Go through the material and write it all out exactly, minus the pictures.

* SOURCE DATA:
━━━━━━━━━━━━━━━━━━━━━━━━━━━━━━

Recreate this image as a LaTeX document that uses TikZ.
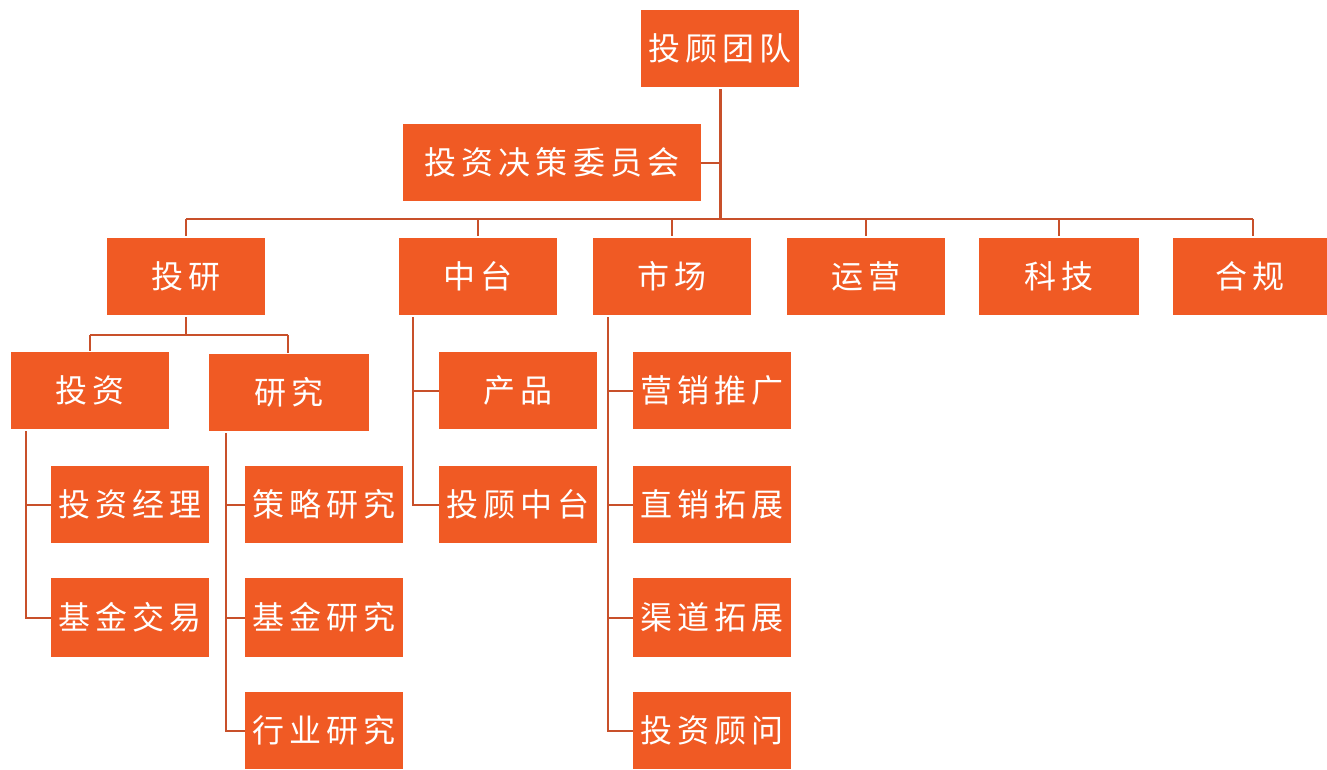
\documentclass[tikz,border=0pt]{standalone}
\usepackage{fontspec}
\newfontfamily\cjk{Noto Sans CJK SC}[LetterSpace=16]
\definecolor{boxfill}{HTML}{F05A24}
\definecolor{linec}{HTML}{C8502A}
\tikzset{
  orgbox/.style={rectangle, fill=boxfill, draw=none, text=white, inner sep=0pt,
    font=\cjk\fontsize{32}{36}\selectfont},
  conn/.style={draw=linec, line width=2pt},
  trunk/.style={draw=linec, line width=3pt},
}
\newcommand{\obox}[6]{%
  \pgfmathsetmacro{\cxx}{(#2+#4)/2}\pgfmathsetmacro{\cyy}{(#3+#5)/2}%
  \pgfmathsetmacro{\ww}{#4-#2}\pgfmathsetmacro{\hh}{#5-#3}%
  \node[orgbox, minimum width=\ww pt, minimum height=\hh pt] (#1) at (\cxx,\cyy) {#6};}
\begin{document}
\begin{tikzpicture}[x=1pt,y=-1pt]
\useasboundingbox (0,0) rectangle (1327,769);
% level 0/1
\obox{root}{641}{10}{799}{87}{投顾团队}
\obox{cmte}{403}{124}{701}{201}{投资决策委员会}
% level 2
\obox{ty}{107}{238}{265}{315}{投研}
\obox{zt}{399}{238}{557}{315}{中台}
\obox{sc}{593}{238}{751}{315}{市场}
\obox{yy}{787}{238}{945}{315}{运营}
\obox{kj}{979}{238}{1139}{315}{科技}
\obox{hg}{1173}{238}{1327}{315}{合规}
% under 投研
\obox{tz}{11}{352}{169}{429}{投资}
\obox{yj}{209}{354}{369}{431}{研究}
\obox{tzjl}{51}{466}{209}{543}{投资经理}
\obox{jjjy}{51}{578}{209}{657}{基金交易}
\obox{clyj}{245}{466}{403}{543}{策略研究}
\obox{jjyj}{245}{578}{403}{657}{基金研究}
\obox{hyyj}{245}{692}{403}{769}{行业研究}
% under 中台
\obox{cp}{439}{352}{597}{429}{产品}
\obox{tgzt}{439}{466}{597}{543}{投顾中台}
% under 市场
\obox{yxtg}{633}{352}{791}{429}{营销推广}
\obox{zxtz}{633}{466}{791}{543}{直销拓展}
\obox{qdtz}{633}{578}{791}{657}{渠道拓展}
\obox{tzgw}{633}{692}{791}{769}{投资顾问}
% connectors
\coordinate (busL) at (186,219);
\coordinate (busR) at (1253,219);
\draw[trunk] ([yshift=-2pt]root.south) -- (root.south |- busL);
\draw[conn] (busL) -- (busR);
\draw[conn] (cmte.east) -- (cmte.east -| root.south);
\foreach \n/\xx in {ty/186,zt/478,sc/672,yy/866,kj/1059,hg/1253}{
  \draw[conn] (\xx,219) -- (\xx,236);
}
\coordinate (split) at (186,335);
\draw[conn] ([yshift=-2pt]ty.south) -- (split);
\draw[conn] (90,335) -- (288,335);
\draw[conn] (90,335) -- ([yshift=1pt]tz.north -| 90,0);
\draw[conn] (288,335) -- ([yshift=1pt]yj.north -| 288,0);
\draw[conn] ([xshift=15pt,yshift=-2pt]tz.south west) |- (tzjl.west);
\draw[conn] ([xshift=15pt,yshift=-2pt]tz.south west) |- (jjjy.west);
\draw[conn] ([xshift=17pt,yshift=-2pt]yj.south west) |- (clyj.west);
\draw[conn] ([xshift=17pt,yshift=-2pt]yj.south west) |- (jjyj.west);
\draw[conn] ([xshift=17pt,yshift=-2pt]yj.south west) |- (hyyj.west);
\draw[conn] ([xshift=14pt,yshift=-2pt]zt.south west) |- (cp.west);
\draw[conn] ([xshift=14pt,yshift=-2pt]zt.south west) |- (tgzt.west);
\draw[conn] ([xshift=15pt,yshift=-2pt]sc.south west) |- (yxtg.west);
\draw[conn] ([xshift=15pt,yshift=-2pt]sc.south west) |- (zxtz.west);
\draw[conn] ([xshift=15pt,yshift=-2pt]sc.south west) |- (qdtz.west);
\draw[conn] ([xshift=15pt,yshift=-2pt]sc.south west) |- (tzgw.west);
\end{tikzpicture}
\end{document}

━━━━━━━━━━━━━━━━━━━━━━━━━━━━━━

* THE REPLY:
Recreate this image as a LaTeX document that uses TikZ.
\documentclass[tikz,border=0pt]{standalone}
\usepackage{fontspec}
\newfontfamily\cjk{Noto Sans CJK SC}[LetterSpace=16]
\definecolor{boxfill}{HTML}{F05A24}
\definecolor{linec}{HTML}{C8502A}
\tikzset{
  orgbox/.style={rectangle, fill=boxfill, draw=none, text=white, inner sep=0pt,
    font=\cjk\fontsize{32}{36}\selectfont},
  conn/.style={draw=linec, line width=2pt},
  trunk/.style={draw=linec, line width=3pt},
}
\newcommand{\obox}[6]{%
  \pgfmathsetmacro{\cxx}{(#2+#4)/2}\pgfmathsetmacro{\cyy}{(#3+#5)/2}%
  \pgfmathsetmacro{\ww}{#4-#2}\pgfmathsetmacro{\hh}{#5-#3}%
  \node[orgbox, minimum width=\ww pt, minimum height=\hh pt] (#1) at (\cxx,\cyy) {#6};}
\begin{document}
\begin{tikzpicture}[x=1pt,y=-1pt]
\useasboundingbox (0,0) rectangle (1327,769);
% level 0/1
\obox{root}{641}{10}{799}{87}{投顾团队}
\obox{cmte}{403}{124}{701}{201}{投资决策委员会}
% level 2
\obox{ty}{107}{238}{265}{315}{投研}
\obox{zt}{399}{238}{557}{315}{中台}
\obox{sc}{593}{238}{751}{315}{市场}
\obox{yy}{787}{238}{945}{315}{运营}
\obox{kj}{979}{238}{1139}{315}{科技}
\obox{hg}{1173}{238}{1327}{315}{合规}
% under 投研
\obox{tz}{11}{352}{169}{429}{投资}
\obox{yj}{209}{354}{369}{431}{研究}
\obox{tzjl}{51}{466}{209}{543}{投资经理}
\obox{jjjy}{51}{578}{209}{657}{基金交易}
\obox{clyj}{245}{466}{403}{543}{策略研究}
\obox{jjyj}{245}{578}{403}{657}{基金研究}
\obox{hyyj}{245}{692}{403}{769}{行业研究}
% under 中台
\obox{cp}{439}{352}{597}{429}{产品}
\obox{tgzt}{439}{466}{597}{543}{投顾中台}
% under 市场
\obox{yxtg}{633}{352}{791}{429}{营销推广}
\obox{zxtz}{633}{466}{791}{543}{直销拓展}
\obox{qdtz}{633}{578}{791}{657}{渠道拓展}
\obox{tzgw}{633}{692}{791}{769}{投资顾问}
% connectors
\coordinate (busL) at (186,219);
\coordinate (busR) at (1253,219);
\draw[trunk] ([yshift=-2pt]root.south) -- (root.south |- busL);
\draw[conn] (busL) -- (busR);
\draw[conn] (cmte.east) -- (cmte.east -| root.south);
\foreach \n/\xx in {ty/186,zt/478,sc/672,yy/866,kj/1059,hg/1253}{
  \draw[conn] (\xx,219) -- (\xx,236);
}
\coordinate (split) at (186,335);
\draw[conn] ([yshift=-2pt]ty.south) -- (split);
\draw[conn] (90,335) -- (288,335);
\draw[conn] (90,335) -- ([yshift=1pt]tz.north -| 90,0);
\draw[conn] (288,335) -- ([yshift=1pt]yj.north -| 288,0);
\draw[conn] ([xshift=15pt,yshift=-2pt]tz.south west) |- (tzjl.west);
\draw[conn] ([xshift=15pt,yshift=-2pt]tz.south west) |- (jjjy.west);
\draw[conn] ([xshift=17pt,yshift=-2pt]yj.south west) |- (clyj.west);
\draw[conn] ([xshift=17pt,yshift=-2pt]yj.south west) |- (jjyj.west);
\draw[conn] ([xshift=17pt,yshift=-2pt]yj.south west) |- (hyyj.west);
\draw[conn] ([xshift=14pt,yshift=-2pt]zt.south west) |- (cp.west);
\draw[conn] ([xshift=14pt,yshift=-2pt]zt.south west) |- (tgzt.west);
\draw[conn] ([xshift=15pt,yshift=-2pt]sc.south west) |- (yxtg.west);
\draw[conn] ([xshift=15pt,yshift=-2pt]sc.south west) |- (zxtz.west);
\draw[conn] ([xshift=15pt,yshift=-2pt]sc.south west) |- (qdtz.west);
\draw[conn] ([xshift=15pt,yshift=-2pt]sc.south west) |- (tzgw.west);
\end{tikzpicture}
\end{document}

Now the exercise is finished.